1. Field of Invention
This invention relates to wire bale ties for use in binding compressed material to form a bale.
2. Description of Prior Art
As more fully set forth in U.S. Pat. No. 3,477,363 of C. D. Trumbo, issued Nov. 11, 1969, cotton is baled by holding it in compressed condition in a conventional baling press and, while it is so held, passing around the compressed mass a number of bale tie wires of a type having interengageable loops at opposite ends. The loops of each tie wire are then brought into alignment with each other transversely of the wire axis and are interengaged by movement of the end portions of the wire transversely of the wire axis. The loops are of such a nature that when the baling pressure is released, the expansion of the cotton mass applies tension to the bale tie wires endwise thereof sufficiently to pull the interengaged loops of each tie wire into a tight knot.

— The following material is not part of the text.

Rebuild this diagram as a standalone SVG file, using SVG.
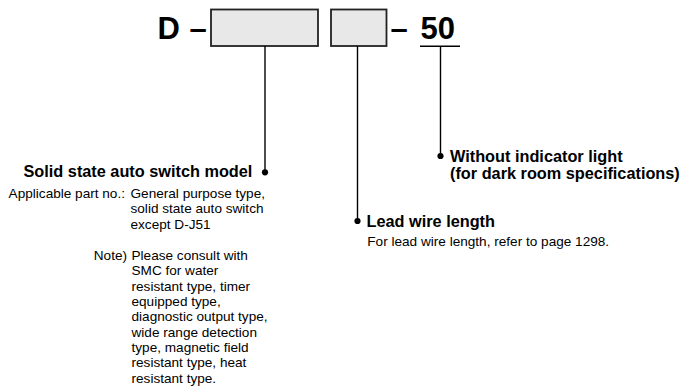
<svg xmlns="http://www.w3.org/2000/svg" width="685" height="390" viewBox="0 0 685 390">
<style>
.big{font-family:"Liberation Sans",Arial,sans-serif;font-weight:bold;font-size:31px;fill:#000}
.h{font-family:"Liberation Sans",Arial,sans-serif;font-weight:bold;font-size:16.3px;fill:#000}
.t{font-family:"Liberation Sans",Arial,sans-serif;font-size:13.6px;fill:#000}
.box{fill:#e8e8e8;stroke:#222;stroke-width:1.8}
.ln{stroke:#000;stroke-width:1.4;fill:none}
.dot{fill:#000}
</style>
<rect width="685" height="390" fill="#fff"/>
<g id="code">
<text class="big" x="157.5" y="38.5">D</text>
<text class="big" x="189.5" y="38.5">–</text>
<text class="big" x="390.5" y="38.5">–</text>
<text class="big" x="420.5" y="38.5">50</text>
<line x1="420" y1="46.3" x2="460" y2="46.3" stroke="#000" stroke-width="1.6"/>
</g>
<g id="box-model"><rect class="box" x="211" y="9.5" width="107" height="36.5"/></g>
<g id="box-lead"><rect class="box" x="331" y="9.5" width="55.5" height="36.5"/></g>
<g id="connectors">
<line class="ln" x1="265" y1="46" x2="265" y2="172.3"/>
<circle class="dot" cx="265" cy="172.3" r="3.1"/>
<line class="ln" x1="357.5" y1="46" x2="357.5" y2="221"/>
<circle class="dot" cx="357.5" cy="221" r="3.1"/>
<line class="ln" x1="440.5" y1="46.3" x2="440.5" y2="156"/>
<circle class="dot" cx="440.5" cy="156" r="3.1"/>
</g>
<g id="label-model">
<text class="h" x="23.5" y="177.3">Solid state auto switch model</text>
<text class="t" x="125" y="197.7" text-anchor="end">Applicable part no.:</text>
<text class="t" x="130.5" y="197.7">General purpose type,</text>
<text class="t" x="130.5" y="213.1">solid state auto switch</text>
<text class="t" x="130.5" y="228.5">except D-J51</text>
<text class="t" x="127" y="260" text-anchor="end">Note)</text>
<text class="t" x="131.5" y="260">Please consult with</text>
<text class="t" x="131.5" y="275.3">SMC for water</text>
<text class="t" x="131.5" y="290.7">resistant type, timer</text>
<text class="t" x="131.5" y="306">equipped type,</text>
<text class="t" x="131.5" y="321.4">diagnostic output type,</text>
<text class="t" x="131.5" y="336.7">wide range detection</text>
<text class="t" x="131.5" y="352">type, magnetic field</text>
<text class="t" x="131.5" y="367.4">resistant type, heat</text>
<text class="t" x="131.5" y="382.7">resistant type.</text>
</g>
<g id="label-lead">
<text class="h" x="366.5" y="227.3">Lead wire length</text>
<text class="t" x="367.3" y="246">For lead wire length, refer to page 1298.</text>
</g>
<g id="label-light">
<text class="h" x="450" y="161.7">Without indicator light</text>
<text class="h" x="450" y="179.3">(for dark room specifications)</text>
</g>
</svg>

Experience has demonstrated that the fracture or breakage of such bale tie wires most generally occurs in the knotted portion. This failure apparently is due to the weakening of the wire and resultant reduction in its load capacity due to bending it into the loops and pulling the loops into knots. Thus the load capacity of the knot is less than the load capacity of the unknotted portion of the wire. The term load capacity, as applied herein to the knot and to the wire, means the maximum load which can be withstood without breakage when the load is applied as a direct tensile pull on the wire. Necessarily, for forming such loops, and eventually knots, as a result of the expansion of the material after release of the press, certain ductility is required in the wire itself. A compromise is made between the optimum ductility of the wire, required for readily forming the loop and knot and for bending about the bale, and the ability of the knot to withstand the tensile pull on the wire resulting from the expansion of the baled material upon release by the press. Accordingly, in order to assure a knot of the required load capacity with a wire of sufficient bendability, the wire used is of larger cross section throughout its length than it needs to be merely to withstand any direct tensile stresses imposed on the portion of the wire between the knotted ends by the expansion of the baled material.
Again, while ready bendability of the wire about the bale is desirable, it is necessary also that the wire have adequate load capacity to resist elongation under the forces continuously imposed by the baled material.
Heretofore attempts were made to overcome the weaknesses in prior bale ties by using a wire of given physical properties for the midportion of a wire tie and a wire of different physical properties, such as wire annealed for higher ductility and butt welded to the ends of the wire forming the intermediate portion to provide the loop forming portions. For example, in U.S. patent to Rowe, U.S. Pat. No. 1,980,503, in order to obtain the ductility of the end portions without the necessity of annealing the entire wire only the end portions were annealed. In a modification an annealed length of wire was butt welded to the ends of the latter for forming the loops. However, this is very expensive and seems to have the disadvantage of a very abrupt change from one cross section to the other with consequent concentration of stresses and weaknesses.
Another attempted solution was to enclose the end portions of the wire in sleeves to increase the thickness and size of the cross section, as described in the German patent No. 1,015,740, of Sept. 12, 1957.
Recently various laws have been passed limiting the total weight of baling material that can be used in relation to the weight of the bale itself. Concurrently, there has been a considerable increase in the price of wire.
Because of the factors hereinbefore set forth, conventional wire ties have a number of disadvantages. Due to the large cross sections of their intermediate portions, they are difficult to bend as readily as desired about, and in close conformance to the periphery of, the compressed material; and, therefore, they do not lie snugly against the material while it is held compacted by the press. Consequently, longer wire ties are necessary than would be the case did wire ties embrace the material tightly before its release by the press. They employ the inherent characteristics of the metal inefficiently and so require a further excess of metal, thereby increasing the cost. Due to the round cross section, they tend to cut the material in the outer strata of the bale.
The optimum bale tie is one which (a) can be bent readily into firm contact throughout its length with the material while the material is held compressed by the press, (b) presents a relatively flat surface against the outer surface of the baled material so as not to damage or cut into the baled material, and (c) employs the metal with better mechanical efficiency so that the load capacity of the resultant knot and that of the portion of the wire tie between the knotted ends, insofar as concerns resistance to the tensional forces applied on the wire by the baled material, more nearly approach each other than in prior ties, and (d) requires much less metal for a given bale.